The Ikedaya Incident

“The Ikedaya Incident, also known as the Ikedaya Affair, was an armed encounter between the shishi (literally, ‘men of high purpose’; a group of Japanese political activists of the late Edo period, including masterless samurai [ronin] formally employed by the Chōshū and Tosa clans [han]), and the Shinsengumi, the Bakufu’s special police force in Kyoto on July 8, 1864 at the Ikedaya Inn in Kyoto. The Chōshū and Tosa clans were heavily influenced by sonnō jōi (‘revere the Emperor, expel the foreign barbarians’) philosophy and supported forcibly removing all Western influences from Japan. Emperor Kōmei and the Aizu and Satsuma clans preferred a unification of the Bakufu (the Tokugawa government) and the imperial court. The shishi are alleged to have wanted to set fire to Kyoto.”

Sakamoto Ryōma

“Sakamoto Ryōma was a prominent figure in the movement to overthrow the Tokugawa shogunate during the Bakumatsu period in Japan. One of his most noted accomplishments during this period was the negotiation of peace between Chōshū and Satsuma, two powerful provinces that had long been hostile to each other, and then unite them against the Bakufu, the government that supported the Tokugawa shogun. Ryōma frequently used the alias ‘Saidani Umetarō’ during this period, as he was often hunted by Bakufu supporters and the Shinsengumi. Sakamoto was ultimately attacked and murdered in 1867, along with his companion Nakaoka Shintarō, at at the Ōmiya Inn in Kyoto.”

Ōmura Masujiro

“Under the new Meiji government, Ōmura Masujiro was appointed to the post of hyobu daiyu, which was equivalent to the role of Vice Minister of War in the newly created Army-Navy Ministry. In this role, Ōmura was tasked with the creation of a national army along Western lines. Ōmura argued that if ‘the government was determined to become militarily independent and powerful, it was necessary to abolish the fiefs and the feudal armies, to do away with the privileges of the samurai class, and to introduce universal military conscription.’ Ōmura’s ideal military consisted of an army patterned after that of the Napoleonic French armies and a navy that was patterned after the British Royal Navy.
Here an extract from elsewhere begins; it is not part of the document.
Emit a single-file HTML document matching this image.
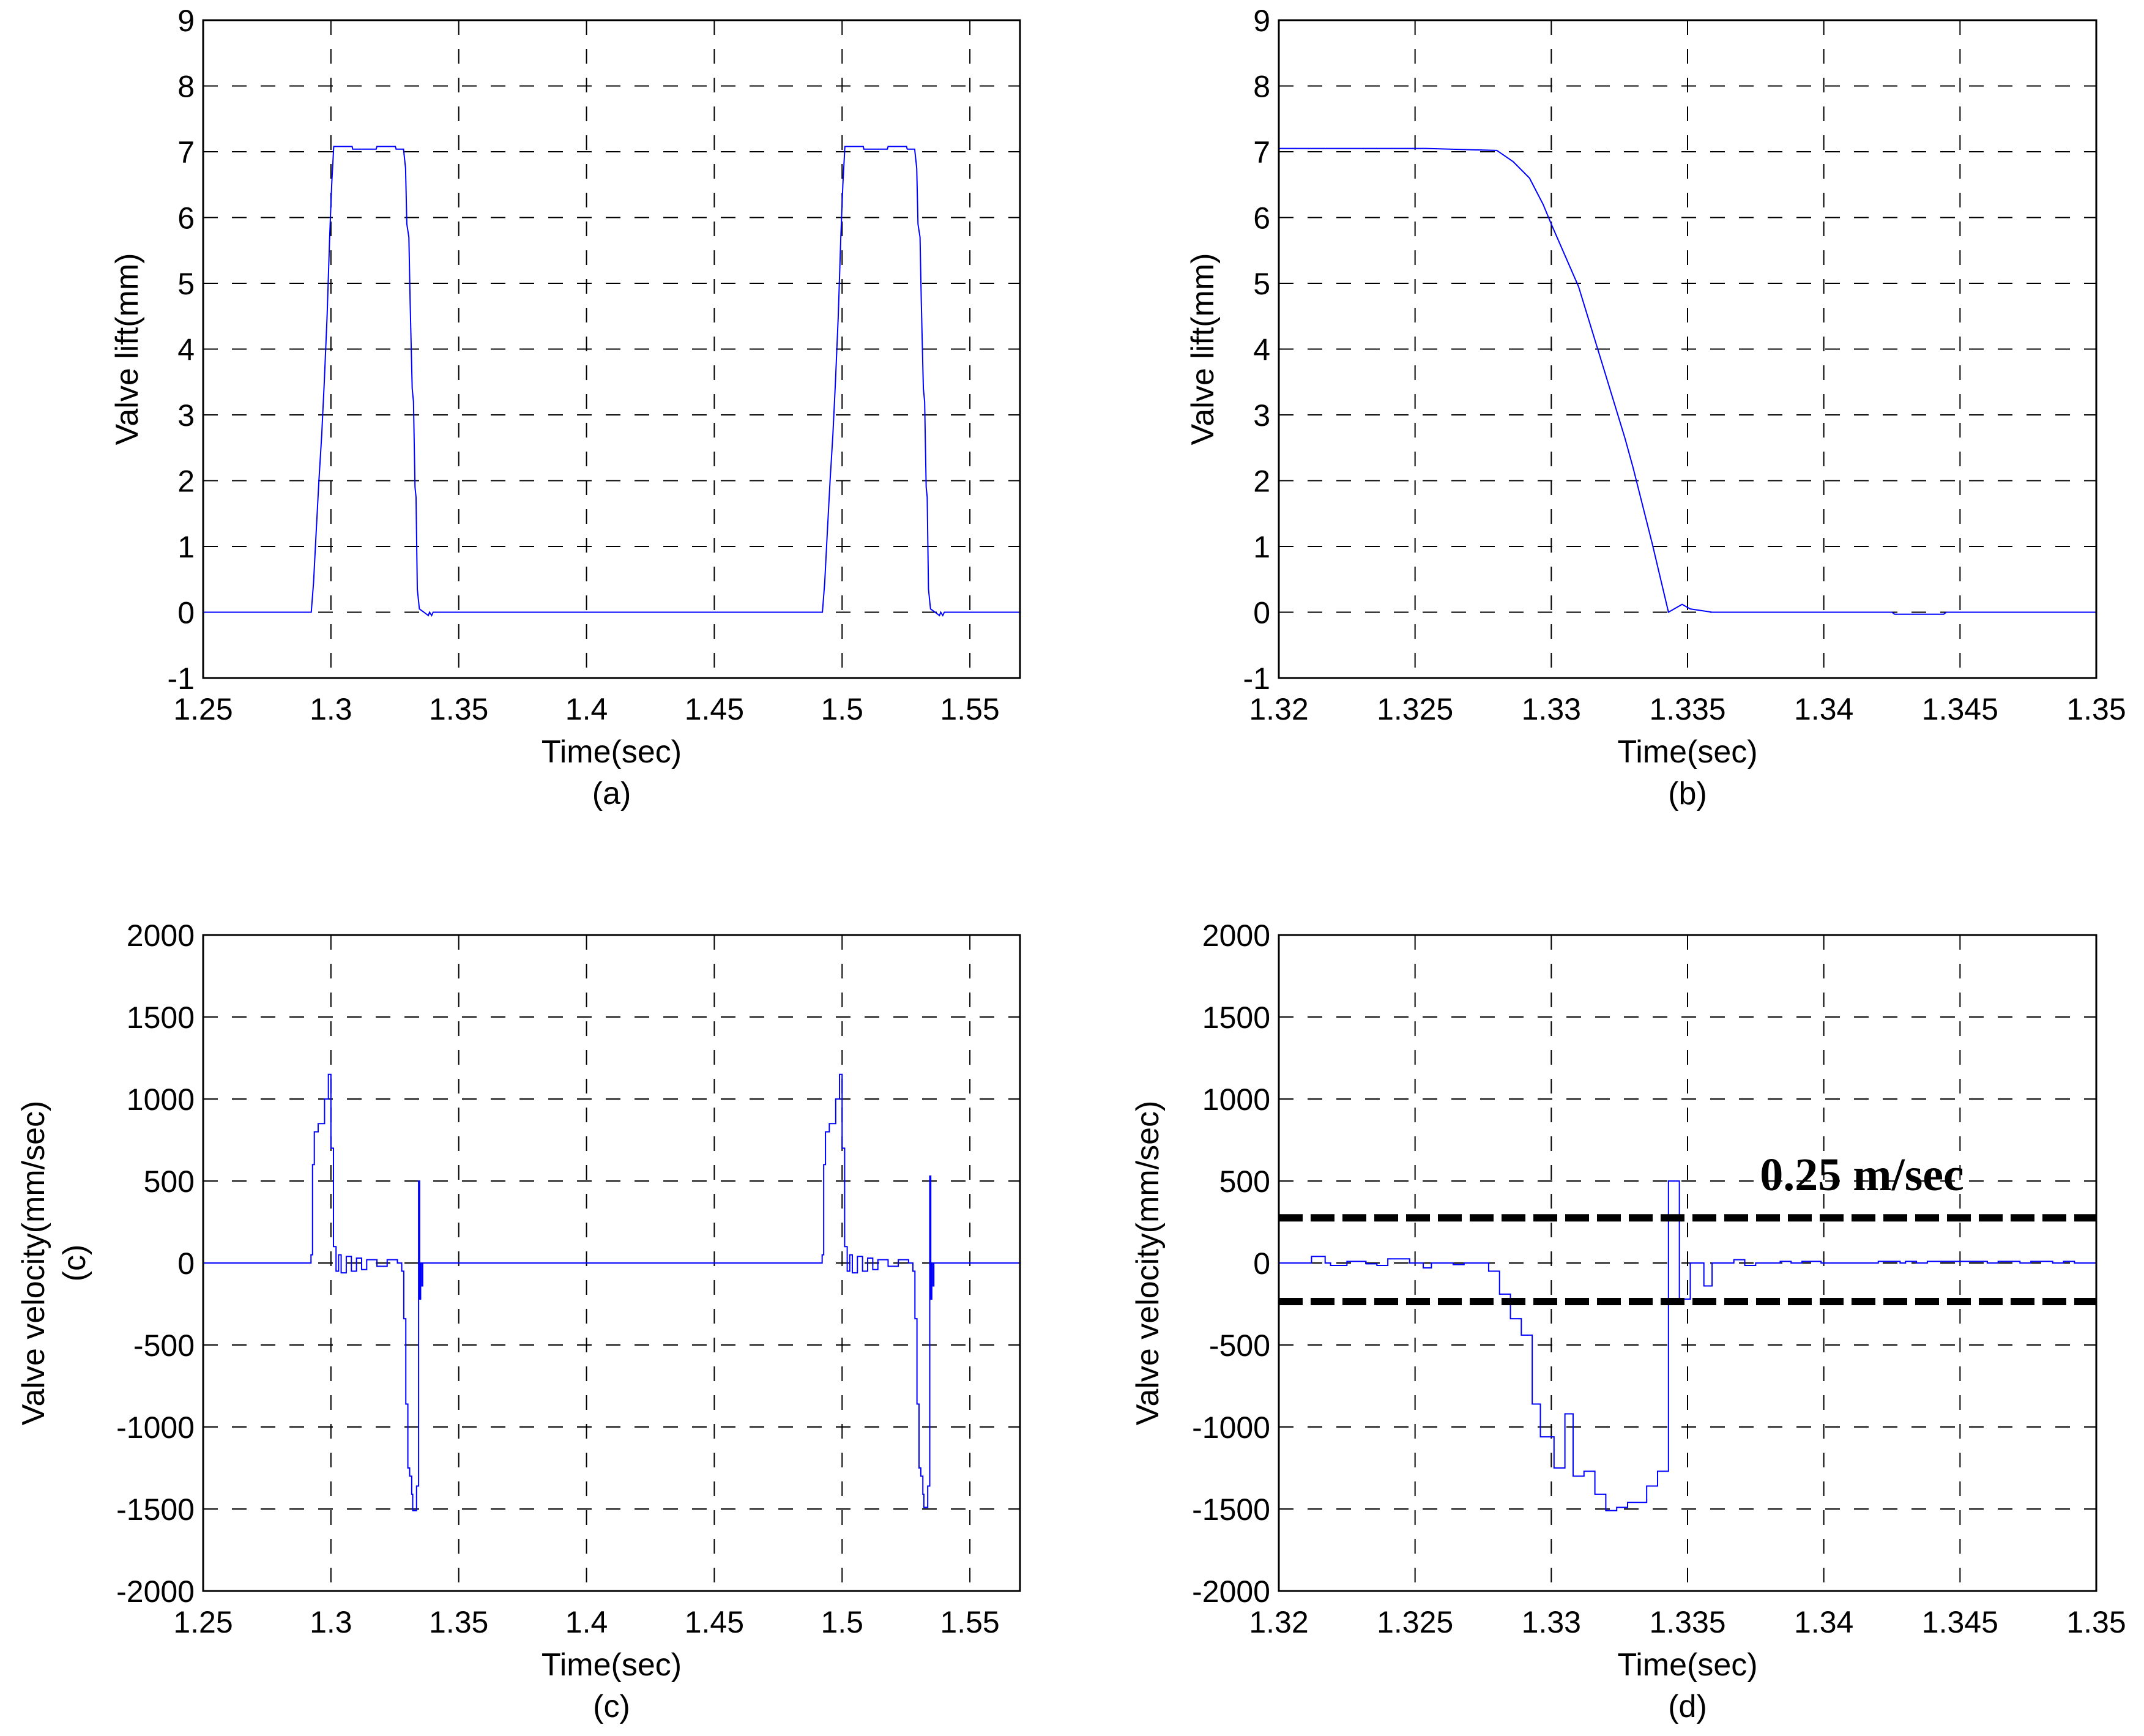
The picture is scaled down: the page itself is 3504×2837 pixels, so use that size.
<!DOCTYPE html>
<html><head><meta charset="utf-8"><style>
html,body{margin:0;padding:0;background:#fff}
svg{display:block}
text{font-family:"Liberation Sans",sans-serif;fill:#000}
</style></head><body>
<svg id="fig" width="3504" height="2837" viewBox="0 0 3504 2837" xmlns="http://www.w3.org/2000/svg"></svg>
<script>
// ---- data ----
const liftAT = [1.25,1.2923,1.2932,1.2942,1.2953,1.2964,1.2974,1.2985,1.2995,1.3003,1.3011,1.3083,1.3085,1.3177,1.3180,1.3252,1.3255,1.3284,1.3292,1.3297,1.3305,1.3310,1.3318,1.3323,1.3329,1.3333,1.3338,1.3346,1.3364,1.3381,1.3386,1.3394,1.3400,1.4923,1.4932,1.4942,1.4953,1.4964,1.4974,1.4985,1.4995,1.5003,1.5011,1.5083,1.5085,1.5177,1.5180,1.5252,1.5255,1.5284,1.5292,1.5297,1.5305,1.5310,1.5318,1.5323,1.5329,1.5333,1.5338,1.5346,1.5364,1.5381,1.5386,1.5394,1.5400,1.57];
const liftAV = [0,0,0.45,1.2,2.0,2.7,3.5,4.5,5.7,6.5,7.08,7.08,7.04,7.04,7.08,7.08,7.04,7.04,6.75,5.9,5.7,4.7,3.4,3.2,1.9,1.75,0.35,0.05,0,-0.05,0,-0.05,0,0,0.45,1.2,2.0,2.7,3.5,4.5,5.7,6.5,7.08,7.08,7.04,7.04,7.08,7.08,7.04,7.04,6.75,5.9,5.7,4.7,3.4,3.2,1.9,1.75,0.35,0.05,0,-0.05,0,-0.05,0,0];
const liftBT = [1.32,1.3254,1.3280,1.3286,1.3292,1.3297,1.3300,1.3310,1.3320,1.3327,1.3330,1.3337,1.3343,1.3348,1.3351,1.3359,1.3425,1.3426,1.3444,1.3445,1.35];
const liftBV = [7.05,7.05,7.02,6.85,6.6,6.2,5.9,4.95,3.6,2.65,2.2,1.05,0,0.12,0.05,0,0,-0.03,-0.03,0,0];
const velCT = [1.25,1.2922,1.2928,1.2935,1.2950,1.2975,1.2990,1.3000,1.3010,1.3020,1.3030,1.3040,1.3060,1.3080,1.3100,1.3120,1.3140,1.3180,1.3220,1.3260,1.3277,1.3285,1.3293,1.3301,1.3308,1.3316,1.3320,1.3335,1.3343,1.3347,1.3351,1.3356,1.3359,1.4922,1.4928,1.4935,1.4950,1.4975,1.4990,1.5000,1.5010,1.5020,1.5030,1.5040,1.5060,1.5080,1.5100,1.5120,1.5140,1.5180,1.5220,1.5260,1.5277,1.5285,1.5293,1.5301,1.5308,1.5316,1.5320,1.5335,1.5343,1.5347,1.5351,1.5356,1.5359,1.57];
const velCV = [0,50,600,800,850,1000,1150,700,100,-50,50,-60,40,-50,30,-40,20,-20,20,0,-50,-340,-860,-1250,-1300,-1410,-1510,-1360,500,-220,0,-140,0,50,600,800,850,1000,1150,700,100,-50,50,-60,40,-50,30,-40,20,-20,20,0,-50,-340,-860,-1250,-1300,-1410,-1490,-1360,530,-220,0,-140,0,0];
const velDT = [1.3200,1.3212,1.3217,1.3219,1.3225,1.3232,1.3236,1.3240,1.3248,1.3253,1.3256,1.3264,1.3268,1.3277,1.3281,1.3285,1.3289,1.3293,1.3296,1.3301,1.3305,1.3308,1.3312,1.3316,1.3320,1.3324,1.3328,1.3335,1.3339,1.3343,1.3347,1.3351,1.3356,1.3359,1.3367,1.3371,1.3375,1.3384,1.3388,1.3392,1.3399,1.3420,1.3428,1.3430,1.3434,1.3438,1.3460,1.3464,1.3472,1.3476,1.3484,1.3488,1.3492,1.3500];
const velDV = [0,40,0,-15,10,-5,-15,25,0,-30,0,-10,0,-50,-190,-340,-440,-860,-1060,-1250,-920,-1300,-1270,-1410,-1510,-1490,-1460,-1360,-1270,500,-220,0,-140,0,20,-15,0,10,0,10,0,10,0,10,0,10,0,10,0,10,0,10,0,0];
const ticksA = ["1.25","1.3","1.35","1.4","1.45","1.5","1.55"];
const ticksB = ["1.32","1.325","1.33","1.335","1.34","1.345","1.35"];
const liftTicks = [-1,0,1,2,3,4,5,6,7,8,9];
const velTicks = [-2000,-1500,-1000,-500,0,500,1000,1500,2000];
const bandV = [275,-235];

const NS="http://www.w3.org/2000/svg";
const svg=document.getElementById('fig');
function mk(tag,attrs,parent){const e=document.createElementNS(NS,tag);for(const k in attrs)e.setAttribute(k,attrs[k]);(parent||svg).appendChild(e);return e;}

function panel(id,box,xmin,xmax,xticks,ymin,ymax,yticks,ylabel,ylabel2,sub,T,V,stairs,ylx){
  const g=mk('g',{});
  
  
  const sx=t=>box.l+(t-xmin)/(xmax-xmin)*(box.r-box.l);
  const sy=v=>box.b-(v-ymin)/(ymax-ymin)*(box.b-box.t);
  xticks.forEach(s=>{const x=sx(parseFloat(s));
    if(x>box.l+2&&x<box.r-2){const l=mk('line',{x1:x,x2:x,y1:box.t,y2:box.b,stroke:'#000','stroke-width':2,'stroke-dasharray':'24 23'},g);
    
    }
    const tx=mk('text',{x:x,y:box.b+68,'font-size':50,'text-anchor':'middle'},g);tx.textContent=s;
    
    
  });
  yticks.forEach(v=>{const y=sy(v);
    if(y>box.t+2&&y<box.b-2){const l=mk('line',{x1:box.l,x2:box.r,y1:y,y2:y,stroke:'#000','stroke-width':2,'stroke-dasharray':'24 23'},g);
    
    }
    const tx=mk('text',{x:box.l-14,y:y+18,'font-size':50,'text-anchor':'end'},g);tx.textContent=String(v);
    
    
  });
  let d='';
  for(let i=0;i<T.length;i++){
    const x=sx(T[i]),y=sy(V[i]);
    if(i===0)d+='M'+x+' '+y;
    else if(stairs){d+=' L'+x+' '+sy(V[i-1])+' L'+x+' '+y;}
    else d+=' L'+x+' '+y;
  }
  const p=mk('path',{d:d,fill:'none',stroke:'#0000ff','stroke-width':2},g);
  
  
  const fr=mk('rect',{x:box.l,y:box.t,width:box.r-box.l,height:box.b-box.t,fill:'none',stroke:'#000','stroke-width':3},g);
  
  
  const cx=(box.l+box.r)/2;
  const xl=mk('text',{x:cx,y:box.b+138,'font-size':52,'text-anchor':'middle'},g);xl.textContent='Time(sec)';
  
  
  const sl=mk('text',{x:cx,y:box.b+206,'font-size':52,'text-anchor':'middle'},g);sl.textContent=sub;
  
  
  const cy=(box.t+box.b)/2;
  const yl=mk('text',{x:ylx,y:cy,'font-size':52,'text-anchor':'middle',transform:'rotate(-90 '+ylx+' '+cy+')'},g);
  yl.textContent=ylabel;
  
  
  if(ylabel2){const x2=ylx+67;const y2=mk('text',{x:x2,y:cy,'font-size':52,'text-anchor':'middle',transform:'rotate(-90 '+x2+' '+cy+')'},g);y2.textContent=ylabel2;
    
    }
  return {g,sx,sy};
}
const topRow={t:33,b:1108},botRow={t:1528,b:2600};
panel('a',{l:332,r:1667,t:topRow.t,b:topRow.b},1.25,1.25+(1667-332)/4177,ticksA,-1,9,liftTicks,'Valve lift(mm)',null,'(a)',liftAT,liftAV,false,225);
panel('b',{l:2090,r:3426,t:topRow.t,b:topRow.b},1.32,1.35,ticksB,-1,9,liftTicks,'Valve lift(mm)',null,'(b)',liftBT,liftBV,false,1983);
panel('c',{l:332,r:1667,t:botRow.t,b:botRow.b},1.25,1.25+(1667-332)/4177,ticksA,-2000,2000,velTicks,'Valve velocity(mm/sec)','(c)','(c)',velCT,velCV,true,72);
const pd=panel('d',{l:2090,r:3426,t:botRow.t,b:botRow.b},1.32,1.35,ticksB,-2000,2000,velTicks,'Valve velocity(mm/sec)',null,'(d)',velDT,velDV,true,1893);
bandV.forEach(v=>{const l=mk('line',{x1:2090,x2:3426,y1:pd.sy(v),y2:pd.sy(v),stroke:'#000','stroke-width':12,'stroke-dasharray':'39 13'},pd.g);
  
  });
const ann=mk('text',{x:3043,y:1945,'font-size':76,'font-weight':'bold','text-anchor':'middle',style:'font-family:"Liberation Serif",serif'},pd.g);
ann.textContent='0.25 m/sec';


</script>
</body></html>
“Ōmura faced opposition from many of his peers, including most conservative samurai who saw his ideas on modernizing and reforming the Japanese military as too radical. What Ōmura was advocating would not only end the livelihoods of thousands of samurai, but it would also mean the end of their privileged position in society. It was the opposition of some of these samurai that led to Ōmura assassination in the late 1860s. While in Kyoto looking at sites for future military schools in September 1869, Ōmura was attacked by eight disgruntled ex-samurai and was assassinated.”

Shozan Sakuma

“Born in Matsushiro, the castle town of the Matsushiro domain, Shozan Sakuma studied Chinese learning under his father, a scholar-administrator of the domain and Satō Issai, a professor at the Shōheikō, a Confucian academy in Edo (present-day Tokyo). Just like many other intellectuals of his time, Shozan was alarmed by the rising power of Western nations as illustrated by China’s humiliation in the Opium War (1839-42). The impression that this event left in him was a lasting one: Western technology, he analyzed, was the cause of the defeat of the nation whose wisdom and culture he admired. Shozan became an advocate of building a powerful modern navy and of establishing a national school system to offer everyone an education based on the ethics of Confucianism.

“As Shōzan immersed himself in the technical knowledge of the West during the 1840s, he conducted a series of experiments. Relying on the Dutch translation of a French encyclopedia by Noël Chomel, he produced glass in 1844. Following other Dutch books he later cast a Western-style bronze cannon and conducted experiments with electricity based on the elekiteru [electrostatic generator].

“In June 1864, Shozan was made an adviser to the shogunate on defense matters and went to Kyōto, then the hotbed of sonnō jōi (‘Revere the Emperor, Expel the Barbarians’) advocates. In sending Shōzan to Kyōto, the shogunate appears to have intended not only to have him serve as an adviser, but also to win the sonnō jōi faction over to the movement for union of court and shogunate. But, before he could exercise any influence on behalf of the shogunate, Shozan was assassinated by a sonnō jōi adherent, Kawakami Gensai, in Kyoto in August 1864.

“Shōzan is best remembered for his slogan Toyo dotoku, Seiyu geijutsu [‘Eastern ethics; Western technique’]. After studying Western technology and science and comparing it with Neo-Confucianism, he concluded that while they were both indispensable aspects of human knowledge, the spiritual aspect, Eastern ethics, was the more venerable. Shozan’s belief thus heralded the transformation of Japan into a modern nation, based on the blending of the old and new, of the East and West.”